What is mindfulness and why do you care? Most importantly, can you do it in the middle of a busy life? Çan you practice mindfulness at work?
Mindfulness is an ancient tradition that’s all the rage now. Time magazine’s cover promoted it last year and Harvard Business Review regularly promotes it to their busy executive readership. Why?
Essentially, mindfulness is like taking your brain and brain-body-stress connection to the gym to strengthen the neuro-connections that can calm down your stress. The more we learn about stress and the brain, the more we learn that we can interrupt the stress response hormones that most of us have habitually turned to “high.” It’s become a habit to believe that stress is necessary to our success, but this isn’t the case. In fact, we’re learning that stress actually dampens our ability to be creative and resourceful – to meet a deadline or develop a brilliant solution to an intractable problem.
How does mindfulness calm down your stress?
When you have a stressful event in your life, your brain-body stress-response system clicks on. This often happens during (or before) your morning commute.
Don’t confuse the value of focus for the value of stress in achieving success.

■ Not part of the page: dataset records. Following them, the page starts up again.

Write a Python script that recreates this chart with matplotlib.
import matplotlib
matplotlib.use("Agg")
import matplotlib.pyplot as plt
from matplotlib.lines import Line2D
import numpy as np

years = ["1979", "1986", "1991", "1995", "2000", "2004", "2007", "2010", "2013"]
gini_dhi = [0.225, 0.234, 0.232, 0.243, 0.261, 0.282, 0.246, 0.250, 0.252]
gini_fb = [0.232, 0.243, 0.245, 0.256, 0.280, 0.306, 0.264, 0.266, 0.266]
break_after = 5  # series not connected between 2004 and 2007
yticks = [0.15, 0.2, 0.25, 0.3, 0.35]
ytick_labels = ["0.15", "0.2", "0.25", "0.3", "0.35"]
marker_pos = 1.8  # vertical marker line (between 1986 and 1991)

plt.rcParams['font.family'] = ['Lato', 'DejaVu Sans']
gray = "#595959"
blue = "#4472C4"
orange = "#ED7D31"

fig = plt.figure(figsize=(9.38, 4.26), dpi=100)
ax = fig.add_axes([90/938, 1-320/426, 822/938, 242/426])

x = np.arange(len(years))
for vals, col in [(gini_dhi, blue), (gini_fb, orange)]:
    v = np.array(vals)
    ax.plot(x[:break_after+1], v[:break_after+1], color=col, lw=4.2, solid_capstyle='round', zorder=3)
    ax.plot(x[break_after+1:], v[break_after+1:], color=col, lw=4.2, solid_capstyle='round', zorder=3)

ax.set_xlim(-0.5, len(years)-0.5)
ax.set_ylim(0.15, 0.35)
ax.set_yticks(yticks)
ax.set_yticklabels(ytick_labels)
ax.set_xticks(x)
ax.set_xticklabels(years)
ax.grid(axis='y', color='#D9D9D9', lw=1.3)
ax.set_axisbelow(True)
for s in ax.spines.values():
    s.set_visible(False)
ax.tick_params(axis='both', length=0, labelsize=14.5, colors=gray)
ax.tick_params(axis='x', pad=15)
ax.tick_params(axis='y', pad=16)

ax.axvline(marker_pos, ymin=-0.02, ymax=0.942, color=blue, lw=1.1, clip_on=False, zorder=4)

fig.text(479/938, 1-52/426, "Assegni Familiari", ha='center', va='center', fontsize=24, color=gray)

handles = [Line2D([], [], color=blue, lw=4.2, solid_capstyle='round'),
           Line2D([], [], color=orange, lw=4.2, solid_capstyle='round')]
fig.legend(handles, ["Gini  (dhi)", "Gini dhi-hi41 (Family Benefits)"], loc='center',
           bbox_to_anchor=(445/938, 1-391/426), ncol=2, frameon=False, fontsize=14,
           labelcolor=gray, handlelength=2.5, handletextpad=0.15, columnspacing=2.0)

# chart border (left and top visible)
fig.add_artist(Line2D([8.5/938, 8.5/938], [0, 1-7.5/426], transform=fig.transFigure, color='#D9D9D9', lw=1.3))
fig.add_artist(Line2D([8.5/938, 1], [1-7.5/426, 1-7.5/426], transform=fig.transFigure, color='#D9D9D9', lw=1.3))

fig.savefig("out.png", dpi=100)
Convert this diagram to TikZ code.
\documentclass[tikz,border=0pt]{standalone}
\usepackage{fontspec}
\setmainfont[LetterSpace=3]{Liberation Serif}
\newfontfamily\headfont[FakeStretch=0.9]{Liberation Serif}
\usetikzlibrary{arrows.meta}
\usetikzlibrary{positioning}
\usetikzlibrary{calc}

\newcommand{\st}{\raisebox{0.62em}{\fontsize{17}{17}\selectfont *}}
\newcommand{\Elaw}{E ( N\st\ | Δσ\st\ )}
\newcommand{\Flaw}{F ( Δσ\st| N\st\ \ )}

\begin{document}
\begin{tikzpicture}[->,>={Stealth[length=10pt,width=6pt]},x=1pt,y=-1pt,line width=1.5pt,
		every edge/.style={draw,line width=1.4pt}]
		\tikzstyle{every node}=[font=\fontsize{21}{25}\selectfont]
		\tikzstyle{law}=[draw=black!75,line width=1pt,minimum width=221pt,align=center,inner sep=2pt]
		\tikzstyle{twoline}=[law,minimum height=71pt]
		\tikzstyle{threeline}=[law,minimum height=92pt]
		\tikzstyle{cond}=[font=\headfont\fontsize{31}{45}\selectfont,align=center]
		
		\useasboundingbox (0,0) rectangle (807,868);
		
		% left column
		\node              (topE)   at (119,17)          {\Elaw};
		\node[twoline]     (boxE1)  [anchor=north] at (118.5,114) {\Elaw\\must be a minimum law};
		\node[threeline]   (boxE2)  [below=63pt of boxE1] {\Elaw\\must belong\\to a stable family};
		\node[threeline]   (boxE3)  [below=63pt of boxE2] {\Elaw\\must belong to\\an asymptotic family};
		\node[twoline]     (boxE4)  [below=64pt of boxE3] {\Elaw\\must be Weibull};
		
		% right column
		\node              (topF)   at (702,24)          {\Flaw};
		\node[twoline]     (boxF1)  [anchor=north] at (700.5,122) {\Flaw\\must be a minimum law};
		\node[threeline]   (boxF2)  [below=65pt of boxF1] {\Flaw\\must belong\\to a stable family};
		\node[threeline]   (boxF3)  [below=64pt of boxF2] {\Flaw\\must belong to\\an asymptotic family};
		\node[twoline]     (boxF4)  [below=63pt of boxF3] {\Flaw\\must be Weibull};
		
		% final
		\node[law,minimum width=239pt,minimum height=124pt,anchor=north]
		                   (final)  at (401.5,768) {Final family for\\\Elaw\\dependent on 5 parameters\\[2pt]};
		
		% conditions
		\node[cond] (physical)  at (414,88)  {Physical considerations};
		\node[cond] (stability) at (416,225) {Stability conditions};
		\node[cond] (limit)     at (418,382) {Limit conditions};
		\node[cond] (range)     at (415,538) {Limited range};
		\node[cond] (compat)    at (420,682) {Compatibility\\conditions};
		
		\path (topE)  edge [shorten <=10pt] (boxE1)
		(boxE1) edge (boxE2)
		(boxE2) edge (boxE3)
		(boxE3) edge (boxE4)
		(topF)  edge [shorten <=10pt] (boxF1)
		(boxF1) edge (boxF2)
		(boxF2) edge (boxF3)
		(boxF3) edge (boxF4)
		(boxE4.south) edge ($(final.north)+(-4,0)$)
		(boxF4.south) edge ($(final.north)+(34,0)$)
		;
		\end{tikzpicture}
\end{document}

For the vast majority of us, the stress spigot doesn’t get turned off with intentional mindfulness, and every little thing just piles onto it. Even when we’re calm, this stress ball of habitual tension and anxiety lurks just below the surface so it just takes a small thing (like that giant list of emails!) to light it all up again.
How do I do it?
Does a mindfulness practice always have to include meditation? Nope. You can practice mindfulness on your morning commute or cleaning the house. There is no end of ways to practice and none of them are difficult, but they do take focus and commitment. A few minutes a day – every day – will produce results in reduced stress and greater focus and productivity.
The trick? You have to actually. Be. Mindful.